Die Arrangements der ersten Session (drei Stücke) stammen von Johannson (Honeysuckle Rose und They Can’t That That Away from Me) und Norström (Topsy), bei der zweiten (zwei Tage) war Hallberg der Hauptlieferant (Cabin in the Sky, Like Someone in Love, Speak Low, Bengt0s Blues), aber Johansson, Gullin und Norström steuerten auch je ein Arrangement bei (Celebration (Janne’s Blues), Stockholm Street, Gold Rush). In den USA erschien das Material auf der Verve-Scheibe „Imported from Europe“, späte brachte Dragon es auf einer Doppel-LP und danach auf einer angereicherten Doppel-CD (ein Mitschnitt von 1959 mit Johannson, Georg Riedl, Joe Harris; zwei von 1960 mit Johansson, Ray Brown und Ed Thigpen bzw. Bosse Söderman, Torbjörn Hultcrantz und Sune Spangberg) komplett heraus – das höre ich denn auch, also Stan Getz in Sweden 1958–60 (Dragon, 2 CD, 1995).
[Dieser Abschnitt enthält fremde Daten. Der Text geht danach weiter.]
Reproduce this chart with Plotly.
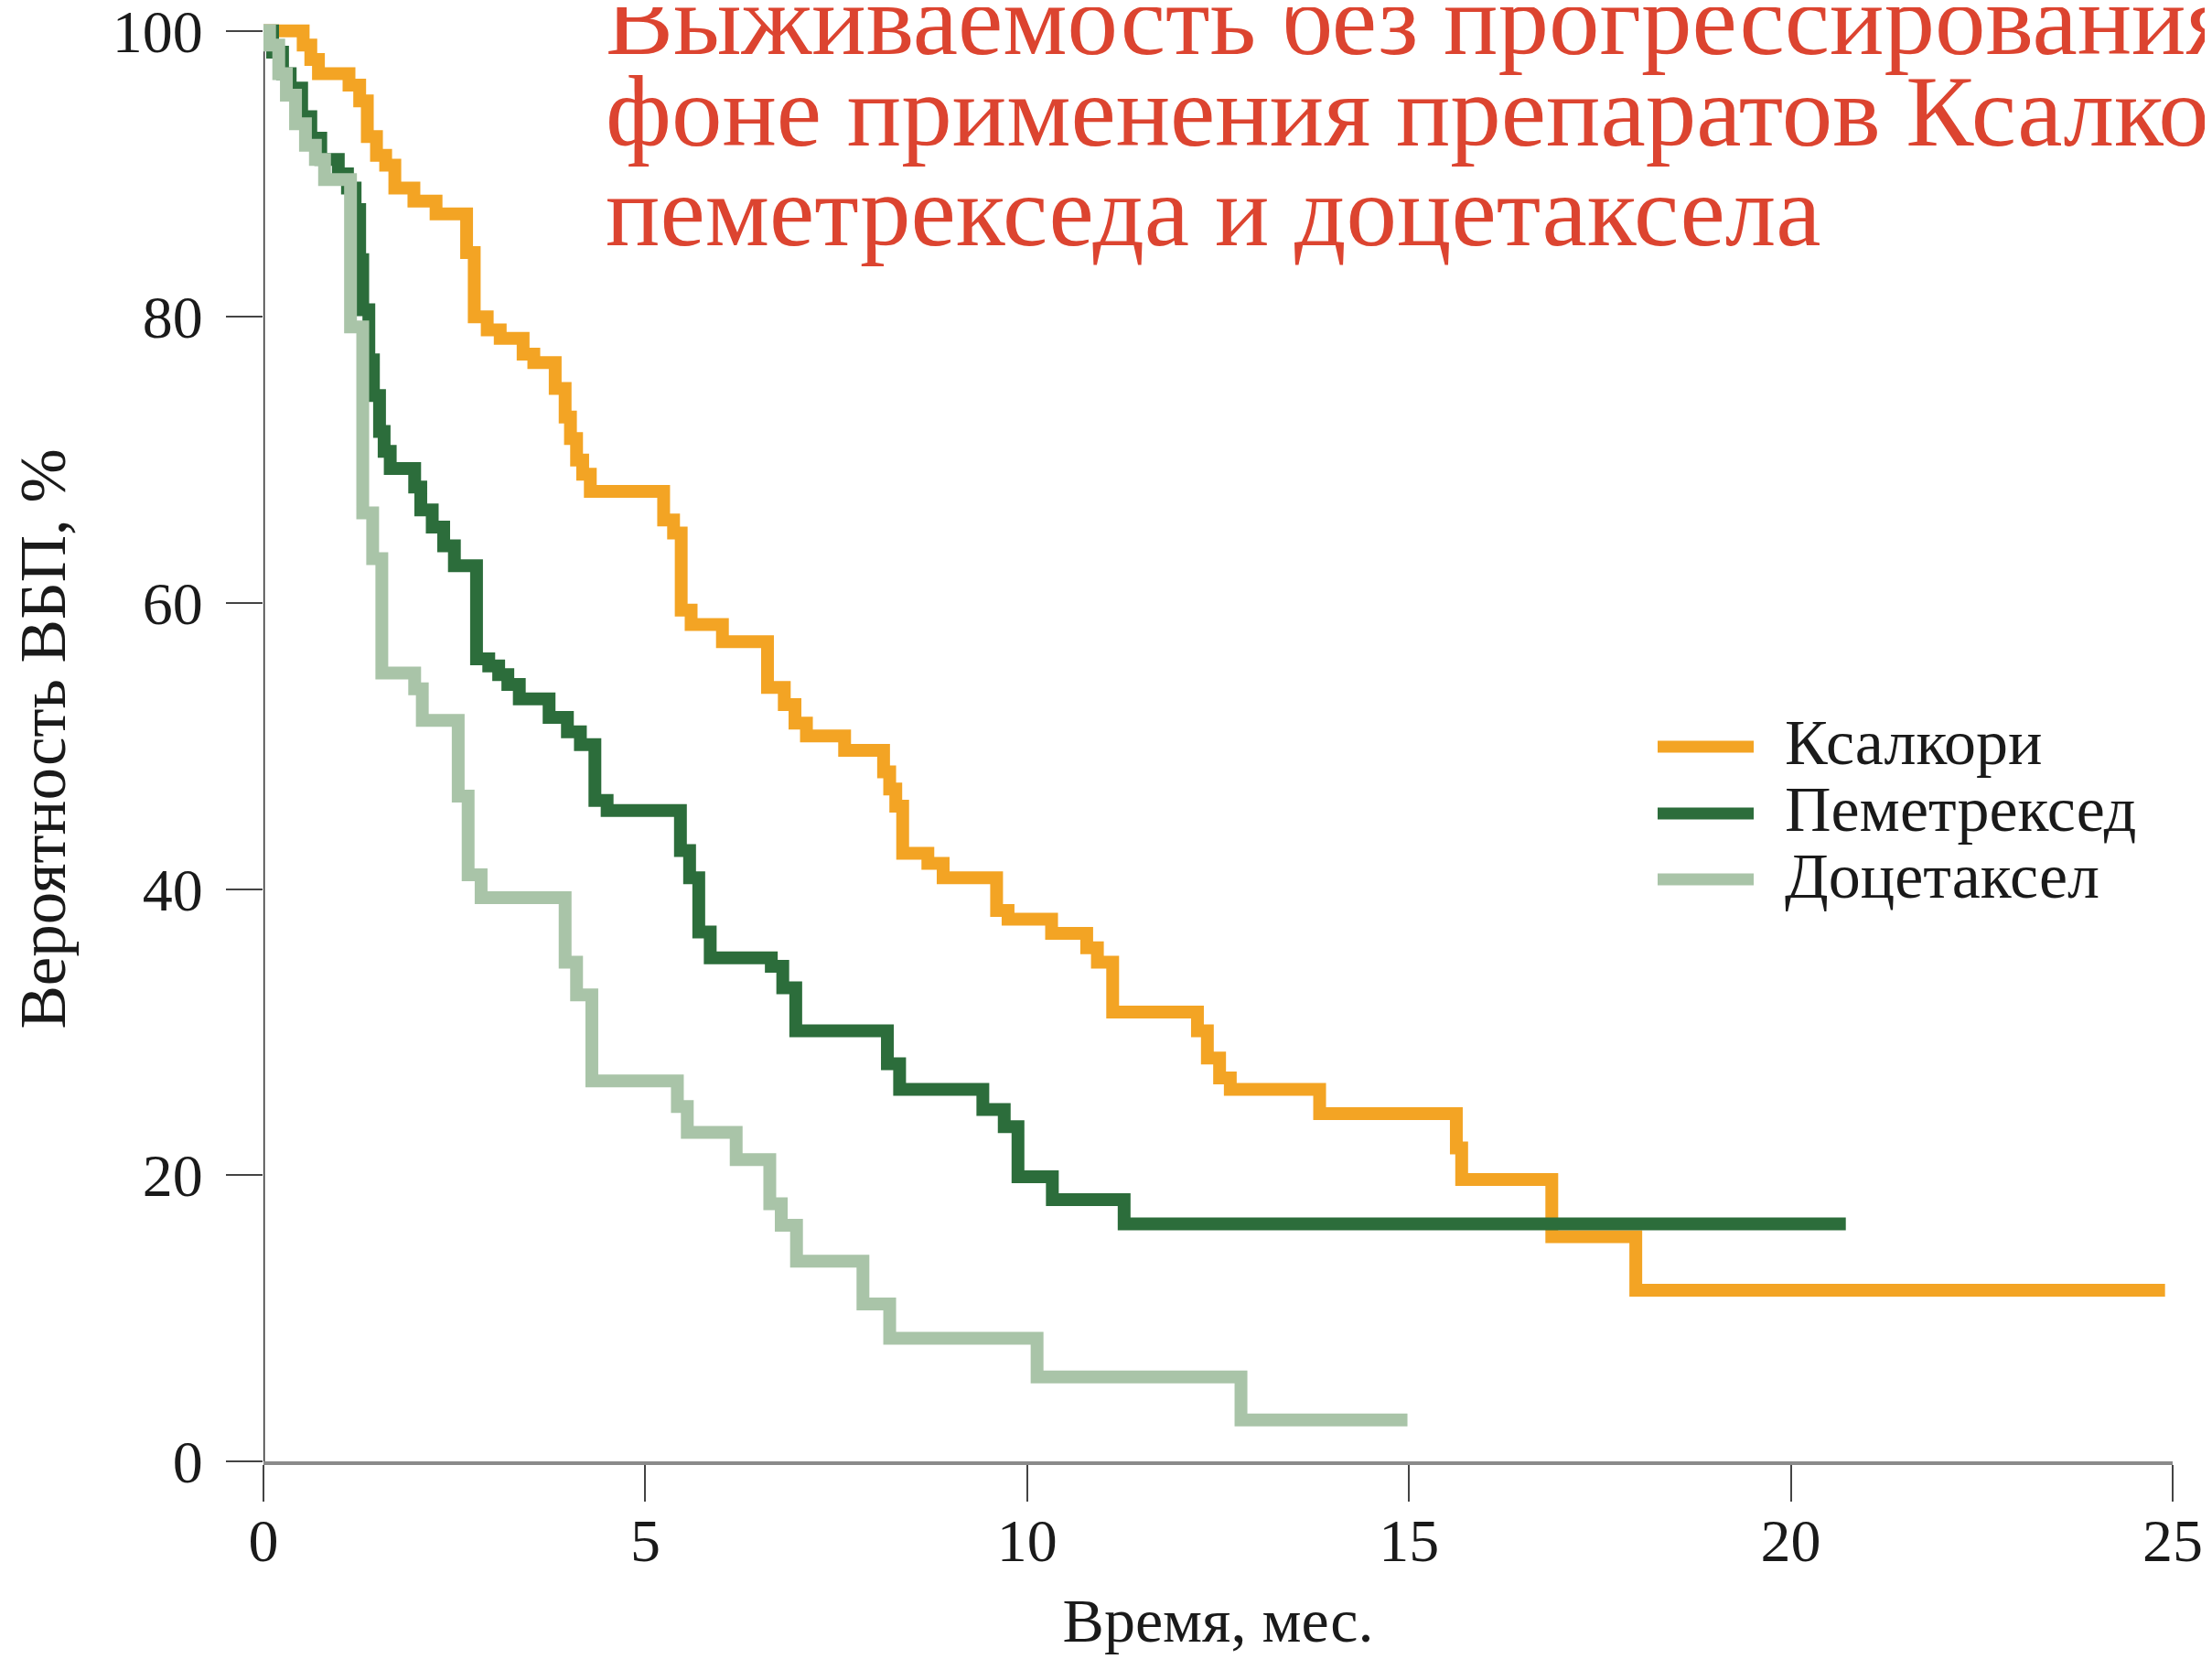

Die CD enthält neben den späteren Live-Aufnahmen als Füller (das letzte Viertel des Pakets) auch diverse Alternate Takes, die ausser „Gold Rush“, wo man den ersten Take zum Master machte, alle vor den Master Takes entstanden sind: Stockholm Street (Tk 1), Cabin in the Sky (Rehearsal und Tk 1), Celebrating (Tk 1), Speak Low (Tk 2 & Tk 5), Like Someone in Love (Tk 1 & Tk 2), Gold Rush (Tk 2). Die masters waren in der Regel (Tk 2), ausser bei den First Takes ohne weitere Anläufe (They Can’t Take That Away from Me, Topsy von der ersten Session, der jedoch ein erster Tag ohne fertige Takes, dafür mit Schwedischem Hardcore-Porno und Johnnie Walker vorausging) und eben „Gold Rush“, wo man den ersten Take behielt. Von „Honeysuckle Rose“ geriet der erste Take zu lange, ist aber verloren (Master ist Tk 2), bei „Speak Low“ ist Tk 6 der Master, bei „Like Someone in Love“ Tk 3.
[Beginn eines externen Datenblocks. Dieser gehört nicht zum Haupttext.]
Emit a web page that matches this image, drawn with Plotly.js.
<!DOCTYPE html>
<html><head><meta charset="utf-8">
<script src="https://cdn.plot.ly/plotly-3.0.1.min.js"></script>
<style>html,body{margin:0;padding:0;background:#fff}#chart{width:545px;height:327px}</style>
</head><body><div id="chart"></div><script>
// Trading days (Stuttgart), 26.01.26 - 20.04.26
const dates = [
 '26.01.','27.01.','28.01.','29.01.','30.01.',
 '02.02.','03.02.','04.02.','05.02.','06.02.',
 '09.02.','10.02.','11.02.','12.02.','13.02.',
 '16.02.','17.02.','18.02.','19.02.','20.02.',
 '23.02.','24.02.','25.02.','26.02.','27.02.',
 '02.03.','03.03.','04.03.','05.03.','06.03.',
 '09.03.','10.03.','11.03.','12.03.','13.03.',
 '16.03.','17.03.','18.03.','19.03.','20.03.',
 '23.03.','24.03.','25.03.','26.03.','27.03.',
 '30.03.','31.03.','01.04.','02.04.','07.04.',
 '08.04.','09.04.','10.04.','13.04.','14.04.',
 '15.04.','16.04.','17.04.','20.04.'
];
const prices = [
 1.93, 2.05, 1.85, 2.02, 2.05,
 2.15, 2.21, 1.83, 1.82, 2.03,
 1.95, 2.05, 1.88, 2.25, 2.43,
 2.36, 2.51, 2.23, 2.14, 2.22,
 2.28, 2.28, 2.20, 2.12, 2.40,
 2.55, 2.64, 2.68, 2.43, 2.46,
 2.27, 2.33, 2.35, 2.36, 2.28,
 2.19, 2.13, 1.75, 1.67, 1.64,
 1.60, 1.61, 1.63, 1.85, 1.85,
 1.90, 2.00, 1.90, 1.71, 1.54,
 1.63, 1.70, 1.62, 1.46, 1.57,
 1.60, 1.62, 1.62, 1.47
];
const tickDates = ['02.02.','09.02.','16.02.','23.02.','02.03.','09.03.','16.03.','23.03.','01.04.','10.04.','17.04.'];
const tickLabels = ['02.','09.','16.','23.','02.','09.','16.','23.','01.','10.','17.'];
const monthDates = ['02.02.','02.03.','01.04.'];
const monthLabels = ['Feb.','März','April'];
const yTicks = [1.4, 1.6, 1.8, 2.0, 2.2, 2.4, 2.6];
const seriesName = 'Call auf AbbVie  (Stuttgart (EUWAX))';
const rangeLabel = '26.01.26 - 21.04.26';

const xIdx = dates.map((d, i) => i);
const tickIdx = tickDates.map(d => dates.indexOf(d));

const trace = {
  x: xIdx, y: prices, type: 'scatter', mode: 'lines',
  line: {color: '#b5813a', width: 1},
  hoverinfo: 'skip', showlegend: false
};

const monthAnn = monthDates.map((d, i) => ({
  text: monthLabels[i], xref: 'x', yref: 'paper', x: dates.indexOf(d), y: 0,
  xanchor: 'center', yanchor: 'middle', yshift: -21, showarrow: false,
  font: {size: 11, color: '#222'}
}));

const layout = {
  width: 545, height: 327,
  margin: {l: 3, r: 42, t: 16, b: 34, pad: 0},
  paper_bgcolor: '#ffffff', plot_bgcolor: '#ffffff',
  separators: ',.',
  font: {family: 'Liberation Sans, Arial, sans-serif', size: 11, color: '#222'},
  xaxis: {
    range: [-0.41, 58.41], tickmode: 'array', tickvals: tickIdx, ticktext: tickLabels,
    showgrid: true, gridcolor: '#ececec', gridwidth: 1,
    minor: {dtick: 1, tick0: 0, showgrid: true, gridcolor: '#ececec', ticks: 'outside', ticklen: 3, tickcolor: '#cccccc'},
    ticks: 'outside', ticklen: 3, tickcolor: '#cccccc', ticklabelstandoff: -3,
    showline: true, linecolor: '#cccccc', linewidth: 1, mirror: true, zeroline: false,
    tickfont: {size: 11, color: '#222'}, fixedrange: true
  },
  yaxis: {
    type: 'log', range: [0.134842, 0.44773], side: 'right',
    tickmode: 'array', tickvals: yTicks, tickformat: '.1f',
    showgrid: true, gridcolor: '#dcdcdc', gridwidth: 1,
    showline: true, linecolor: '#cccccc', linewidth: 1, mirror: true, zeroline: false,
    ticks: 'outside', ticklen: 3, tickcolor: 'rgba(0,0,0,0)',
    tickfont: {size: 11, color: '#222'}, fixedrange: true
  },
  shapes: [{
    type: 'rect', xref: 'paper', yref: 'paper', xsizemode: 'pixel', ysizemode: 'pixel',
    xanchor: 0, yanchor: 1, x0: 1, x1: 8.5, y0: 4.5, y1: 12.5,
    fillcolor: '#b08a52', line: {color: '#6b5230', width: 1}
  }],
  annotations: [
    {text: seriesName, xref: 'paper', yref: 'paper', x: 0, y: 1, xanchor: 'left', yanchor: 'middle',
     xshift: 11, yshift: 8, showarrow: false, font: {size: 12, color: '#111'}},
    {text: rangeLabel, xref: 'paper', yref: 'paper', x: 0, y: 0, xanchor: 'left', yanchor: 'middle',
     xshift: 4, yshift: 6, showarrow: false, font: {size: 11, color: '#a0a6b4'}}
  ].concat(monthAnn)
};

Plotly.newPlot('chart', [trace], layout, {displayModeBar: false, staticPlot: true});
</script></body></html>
Das ganze ist ein Mix aus typischem Westcoast Basie-meets-Bop (Topsy) und europäischen Spätnachwehen von „Birth of the Cool“, für die eher Hallberg zuständig – der obendrein der viel interessantere Pianist ist – aber leider ging dann 1960 ja Johansson mit auf die Tour, bei der Getz eben die Rhythmiker feuerte (ich glaube Daniel Jordan (b) und William Schiöpffe (d), der auf dem allerersten Stück der Dragon-Doppel-CD, „Honeysuckle Rose“, mit seinem Schepper-Swing ein wenig nervt) und stattdessen mit Ray Brown und Ed Thigpen fortfuhr, zwei Dritteln des Oscar Peterson Trios, das neben Getz‘ Quartett und dem Miles Davis Quintett auf der Tour-Package von Norman Granz unterwegs war. Davon gibt es hier ja auch noch Kostproben („Just You, Just Me“, „I Remember Clifford“, Stockholm Concert Hall, 22. März 1960) …
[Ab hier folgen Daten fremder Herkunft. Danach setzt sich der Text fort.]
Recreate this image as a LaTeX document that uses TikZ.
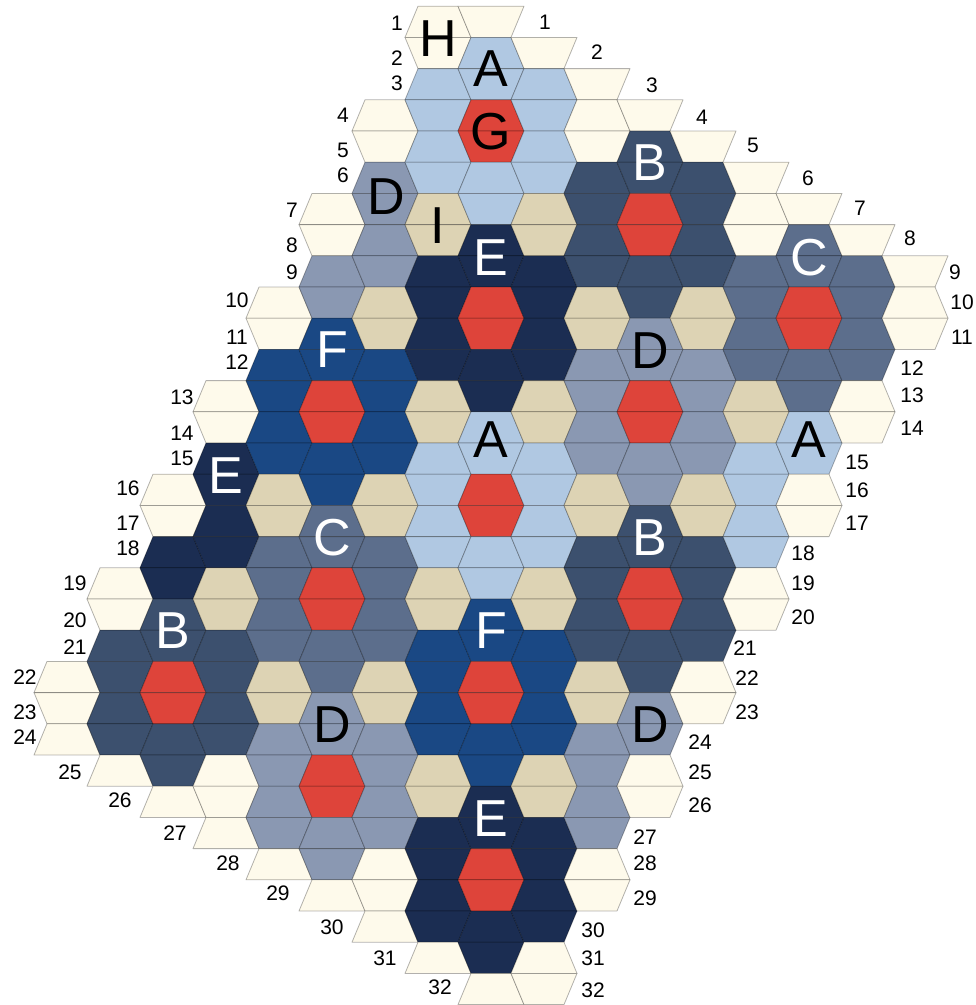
\documentclass[tikz,border=0pt]{standalone}
\usepackage{fontspec}
\setmainfont{Liberation Sans}
\definecolor{colW}{RGB}{254,250,235}
\definecolor{colT}{RGB}{221,211,180}
\definecolor{colR}{RGB}{222,68,58}
\definecolor{colA}{RGB}{176,200,226}
\definecolor{colB}{RGB}{60,80,110}
\definecolor{colC}{RGB}{92,110,140}
\definecolor{colD}{RGB}{138,152,178}
\definecolor{colE}{RGB}{27,45,82}
\definecolor{colF}{RGB}{26,72,132}
\tikzset{
  piece/.style={draw=black, draw opacity=0.3, line width=0.8pt, line join=round},
  bigdark/.style={font=\fontsize{52}{52}\selectfont, text=black, inner sep=0pt},
  biglight/.style={font=\fontsize{52}{52}\selectfont, text=white, inner sep=0pt},
  rowlab/.style={font=\fontsize{21}{21}\selectfont, text=black, inner sep=0pt}
}
\newcommand\hexband[3]{%
  \foreach \hcol [count=\kk from 0] in {#3} {
    \pgfmathtruncatemacro\jj{#2+\kk}
    \pgfmathsetmacro\xc{491+53*\jj}
    \pgfmathsetmacro\yt{6.2+31.2*(#1-1)}
    \pgfmathsetmacro\yb{\yt+31.2}
    \pgfmathtruncatemacro\pp{mod(abs(#1-\jj),2)}
    \ifnum\pp=0
      \path[piece, fill=col\hcol] ({\xc-20},\yt) -- ({\xc+20},\yt) -- ({\xc+33},\yb) -- ({\xc-33},\yb) -- cycle;
    \else
      \path[piece, fill=col\hcol] ({\xc-33},\yt) -- ({\xc+33},\yt) -- ({\xc+20},\yb) -- ({\xc-20},\yb) -- cycle;
    \fi
  }%
}
\begin{document}
\begin{tikzpicture}[x=1pt,y=-1pt]
\useasboundingbox (0,0) rectangle (976,1005);
\hexband{1}{-1}{W,W}
\hexband{2}{-1}{W,A,W}
\hexband{3}{-1}{A,A,A,W}
\hexband{4}{-2}{W,A,R,A,W,W}
\hexband{5}{-2}{W,A,R,A,W,B,W}
\hexband{6}{-2}{D,A,A,A,B,B,B,W}
\hexband{7}{-3}{W,D,T,A,T,B,R,B,W,W}
\hexband{8}{-3}{W,D,T,E,T,B,R,B,W,C,W}
\hexband{9}{-3}{D,D,E,E,E,B,B,B,C,C,C,W}
\hexband{10}{-4}{W,D,T,E,R,E,T,B,T,C,R,C,W}
\hexband{11}{-4}{W,F,T,E,R,E,T,D,T,C,R,C,W}
\hexband{12}{-4}{F,F,F,E,E,E,D,D,D,C,C,C}
\hexband{13}{-5}{W,F,R,F,T,E,T,D,R,D,T,C,W}
\hexband{14}{-5}{W,F,R,F,T,A,T,D,R,D,T,A,W}
\hexband{15}{-5}{E,F,F,F,A,A,A,D,D,D,A,A}
\hexband{16}{-6}{W,E,T,F,T,A,R,A,T,D,T,A,W}
\hexband{17}{-6}{W,E,T,C,T,A,R,A,T,B,T,A,W}
\hexband{18}{-6}{E,E,C,C,C,A,A,A,B,B,B,A}
\hexband{19}{-7}{W,E,T,C,R,C,T,A,T,B,R,B,W}
\hexband{20}{-7}{W,B,T,C,R,C,T,F,T,B,R,B,W}
\hexband{21}{-7}{B,B,B,C,C,C,F,F,F,B,B,B}
\hexband{22}{-8}{W,B,R,B,T,C,T,F,R,F,T,B,W}
\hexband{23}{-8}{W,B,R,B,T,D,T,F,R,F,T,D,W}
\hexband{24}{-8}{W,B,B,B,D,D,D,F,F,F,D,D}
\hexband{25}{-7}{W,B,W,D,R,D,T,F,T,D,W}
\hexband{26}{-6}{W,W,D,R,D,T,E,T,D,W}
\hexband{27}{-5}{W,D,D,D,E,E,E,D}
\hexband{28}{-4}{W,D,W,E,R,E,W}
\hexband{29}{-3}{W,W,E,R,E,W}
\hexband{30}{-2}{W,E,E,E}
\hexband{31}{-1}{W,E,W}
\hexband{32}{0}{W,W}
% letters
\node[bigdark]  (lH)  at (438,38.5)  {H};
\node[bigdark]  (lA1) at (491,68.6)  {A};
\node[bigdark]  (lG)  at (491,132)   {G};
\node[biglight] (lB1) at (650,163) {B};
\node[bigdark]  (lD0) at (386,197) {D};
\node[bigdark]  (lI)  at (438,226) {I};
\node[biglight] (lE1) at (491,257.5) {E};
\node[biglight] (lC1) at (809,257.5) {C};
\node[biglight] (lF1) at (332,349.4) {F};
\node[bigdark]  (lD1) at (650,351) {D};
\node[bigdark]  (lA2) at (491,440)   {A};
\node[bigdark]  (lA3) at (809,440)   {A};
\node[biglight] (lE0) at (226,476) {E};
\node[biglight] (lC2) at (332,538) {C};
\node[biglight] (lB2) at (650,538) {B};
\node[biglight] (lB3) at (173,630.2) {B};
\node[biglight] (lF2) at (491,630.2) {F};
\node[bigdark]  (lD2) at (332,725) {D};
\node[bigdark]  (lD3) at (650,725) {D};
\node[biglight] (lE2) at (491,819) {E};
% row numbers, left
\foreach \n/\x/\y in {1/397/23,2/397/58,3/397/83,4/343/115,5/343/150,6/343/175,
  7/292/210,8/292/245,9/292/272,10/237/300,11/237/337,12/237/362,
  13/182/397,14/182/433,15/182/458,16/128/488,17/128/523,18/128/548,
  19/75/583,20/75/620,21/75/647,22/25/677,23/25/712,24/25/737,
  25/70/772,26/120/800,27/175/833,28/228/863,29/278/893,30/332/927,
  31/385/958,32/440/987}
  \node[rowlab] (L\n) at (\x,\y) {\n};
% row numbers, right
\foreach \n/\x/\y in {1/545/22,2/597/52,3/652/85,4/702/117,5/753/145,6/808/178,
  7/860/208,8/910/238,9/955/272,10/962/302,11/962/337,12/912/368,
  13/912/395,14/912/428,15/857/462,16/857/490,17/857/523,18/803/553,
  19/803/583,20/803/617,21/745/648,22/747/678,23/747/712,24/700/742,
  25/700/772,26/700/805,27/645/837,28/645/863,29/645/898,30/593/930,
  31/593/958,32/593/990}
  \node[rowlab] (R\n) at (\x,\y) {\n};
\end{tikzpicture}
\end{document}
Getz hat da und dort seinen Cry, spielt aber in der Regel etwas zurückhaltender als anderswo, nicht unbedingt weniger souverän, aber vielleicht eine Spur weniger engagiert, als wenn er als einziger Bläser im Rampenlicht steht. Bailey spielt auf „Honeysuckle Rose“ ein sehr feines Solo und ist, wie auch Gullin, Persson, Hallberg und Johansson, öfter mal zu hören … zu Lieblingsaufnahmen, man liest das längst zwischen den Zeilen, werden sie nicht, befürchte ich. Ohne Getz (und Bailey) wäre das alles ziemlich unbemerkenswerter Epigonenjazz, wie es ihn damals in Europa überall gab.

Alles in allem guter Stoff, aber Bailey, Gullin und Hallberg hin oder her, Getz at Large ist mir lieber, weil Getz dort einfach ausserordentlich gut aufgelegt ist – er hat dort seinen „cry“ immer wieder, z.B. auf „When the Sun Comes Out“, das Repertoire ist auch ordentlich abwechslungsreich: er spielt z.B. Howard Lands „Land’s End“, zudem Originals von Pettiford, Cohn und Erik Norstrom, eine tolle Version von „Night and Day“ zum Auftakt, schöne Versionen von „The Folks Who Live on the Hill“, „Born to Be Blue“, „The Thrill Is Gone“ … aber Johanssons Perle-Piano ist mir etwas zu leichte Kost (und Daniel Jordan/William Schiöpffe, die dort dabei sind, das war noch bevor die Tour begann, in deren Verlauf Getz sie rausstellte, sind auch nicht wahnsinnig inspirierend).